(begin)

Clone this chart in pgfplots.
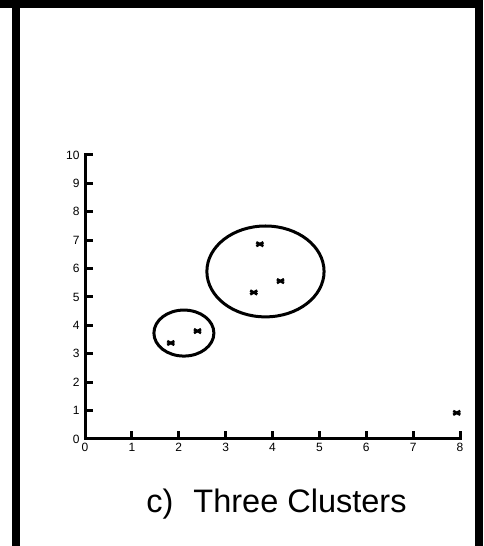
\documentclass[border=0pt]{standalone}
\usepackage{pgfplots}
\pgfplotsset{compat=1.18}
\usepackage{fontspec}
\setmainfont{Liberation Sans}
\begin{document}
\begin{tikzpicture}
% page frame
\path[use as bounding box] (0pt,0pt) rectangle (483pt,546pt);
\fill[black] (0pt,538pt) rectangle (483pt,546pt);
\fill[black] (12pt,0pt) rectangle (20pt,546pt);
\fill[black] (475pt,0pt) rectangle (483pt,546pt);
\begin{axis}[
  at={(85pt,107pt)}, anchor=south west,
  scale only axis, width=375pt, height=284pt,
  xmin=0, xmax=8, ymin=0, ymax=10,
  enlargelimits=false, clip=false,
  axis lines=left, axis line style={-, line width=3pt, line cap=rect},
  xtick={0,...,8}, ytick={0,...,10},
  tick align=inside, major tick length=8pt,
  every tick/.style={black, line width=3pt},
  tick label style={font=\fontsize{12}{14}\selectfont},
  /pgf/number format/assume math mode=true,
  xticklabel style={yshift=-1pt},
  yticklabel style={xshift=-2pt},
]
\addplot[only marks, mark=x, mark size=5pt,
  mark options={line width=2.6pt, yscale=0.55}]
  coordinates {
    (1.83,3.38) (2.40,3.80)
    (3.60,5.16) (3.73,6.86) (4.17,5.56)
    (7.93,0.92)
  };
\draw[line width=3pt] (axis cs:2.11,3.73) ellipse [x radius=0.64, y radius=0.81];
\draw[line width=3pt] (axis cs:3.85,5.90) ellipse [x radius=1.25, y radius=1.60];
\end{axis}
\node[anchor=base, font=\fontsize{32.5}{38}\selectfont] at (276.5pt,33pt) {c)\hspace{20pt}Three Clusters};
\end{tikzpicture}
\end{document}
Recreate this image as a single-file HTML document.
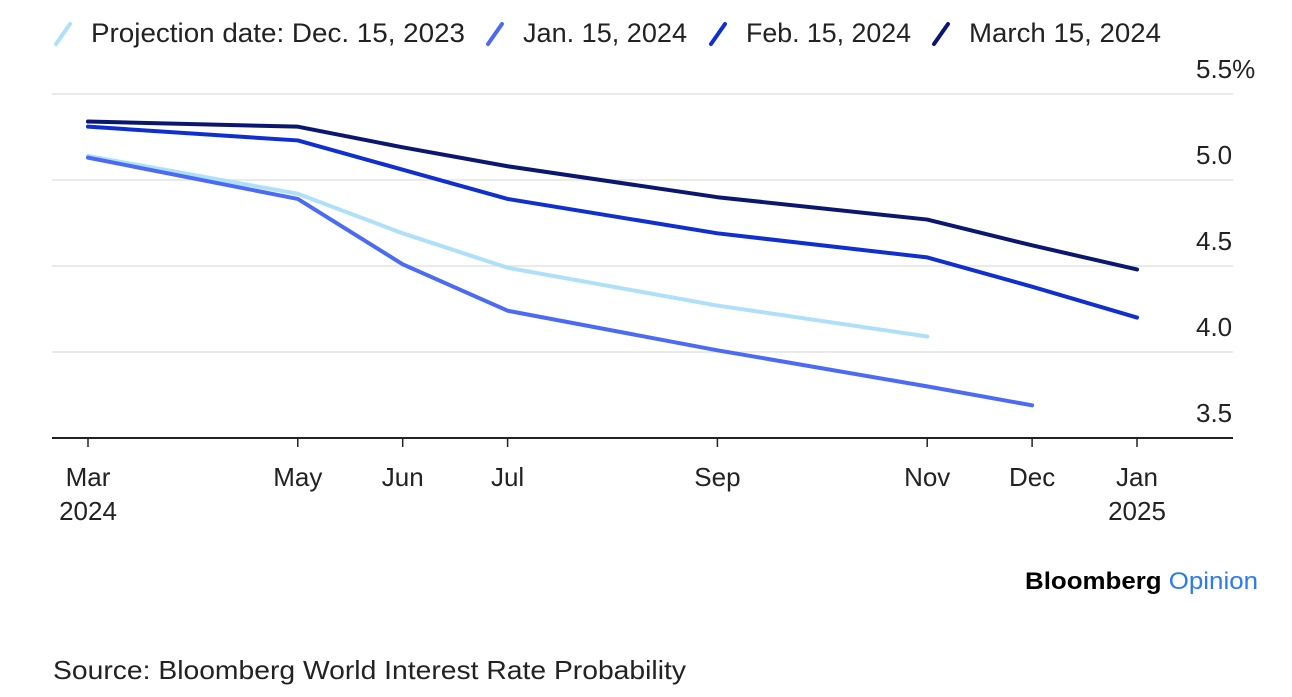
<!DOCTYPE html>
<html><head><meta charset="utf-8"><style>
body{margin:0;background:#fff;width:1292px;height:692px;overflow:hidden;font-family:"Liberation Sans",sans-serif;}
</style></head><body>
<svg id="chart" width="1292" height="692" xmlns="http://www.w3.org/2000/svg" font-family="Liberation Sans, sans-serif">
<g id="legend"></g>
<g id="grid"></g>
<g id="xaxis"></g>
<g id="series"></g>
<text x="1025" y="589" font-size="24" font-weight="bold" fill="#000" textLength="233" lengthAdjust="spacingAndGlyphs">Bloomberg <tspan fill="#2b7bf0" font-weight="normal">Opinion</tspan></text>
<text x="53" y="679" font-size="26" fill="#222" textLength="633" lengthAdjust="spacingAndGlyphs">Source: Bloomberg World Interest Rate Probability</text>
</svg>
<script>
const monthIdx=[0,2,3,4,6,8,9,10];
const monthLabels=["Mar","May","Jun","Jul","Sep","Nov","Dec","Jan"];
const yearLabels=["2024","","","","","","","2025"];
const yTicks=[5.5,5.0,4.5,4.0,3.5];
const yTickLabels=["5.5%","5.0","4.5","4.0","3.5"];
const seriesNames=["Projection date: Dec. 15, 2023","Jan. 15, 2024","Feb. 15, 2024","March 15, 2024"];
const dec15=[5.14,4.92,4.69,4.49,4.27,4.09,null,null];
const jan15=[5.13,4.89,4.51,4.24,4.01,3.80,3.69,null];
const feb15=[5.31,5.23,5.06,4.89,4.69,4.55,4.38,4.20];
const mar15=[5.34,5.31,5.19,5.08,4.90,4.77,4.62,4.48];
const allSeries=[dec15,jan15,feb15,mar15];
const colors=["#aee0f9","#4c6bf5","#0f2fd0","#0b176e"];
const NS="http://www.w3.org/2000/svg";
const x=m=>88+m*104.9;
const y=v=>94+(5.5-v)*172;
function mk(tag,attrs,parent){const e=document.createElementNS(NS,tag);for(const k in attrs)e.setAttribute(k,attrs[k]);parent.appendChild(e);return e;}
const grid=document.getElementById('grid');
yTicks.forEach((t,i)=>{
  const l=mk('line',{x1:52,x2:1233,y1:y(t),y2:y(t),stroke:i===yTicks.length-1?'#222':'#e3e3e3','stroke-width':i===yTicks.length-1?2:1.5},grid);
  
  
  const tx=mk('text',{x:1196,y:y(t)-16,'font-size':26,fill:'#222'},grid);
  tx.textContent=yTickLabels[i];
  
  
});
const xa=document.getElementById('xaxis');
monthIdx.forEach((m,i)=>{
  const tk=mk('line',{x1:x(m),x2:x(m),y1:y(3.5),y2:y(3.5)+9,stroke:'#222','stroke-width':1.5},xa);
  
  
  const t=mk('text',{x:x(m),y:486,'font-size':26,fill:'#222','text-anchor':'middle'},xa);
  t.textContent=monthLabels[i];
  
  
  if(yearLabels[i]){const t2=mk('text',{x:x(m),y:520,'font-size':26,fill:'#222','text-anchor':'middle'},xa);
  t2.textContent=yearLabels[i];
  
  }
});
const sg=document.getElementById('series');
allSeries.forEach((s,si)=>{
  const pts=[];s.forEach((v,i)=>{if(v!==null)pts.push(x(monthIdx[i])+','+y(v));});
  const p=mk('polyline',{points:pts.join(' '),fill:'none',stroke:colors[si],'stroke-width':4,'stroke-linejoin':'round','stroke-linecap':'round'},sg);
  
  
});
const lg=document.getElementById('legend');
const lx=[56,488,711,934];
const lw=[374,164,165,192];
seriesNames.forEach((n,i)=>{
  const l=mk('line',{x1:lx[i],y1:44,x2:lx[i]+14,y2:24,stroke:colors[i],'stroke-width':4,'stroke-linecap':'round'},lg);
  
  
  const t=mk('text',{x:lx[i]+35,y:42,'font-size':27,fill:'#222',textLength:lw[i],lengthAdjust:'spacingAndGlyphs'},lg);
  t.textContent=n;
  
  
});
</script>
</body></html>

(end)

* _YOUR INSTRUCTIONS_: Each line containing the word "this" counts once; report the total alone.

* _RESULT BELOW_: 2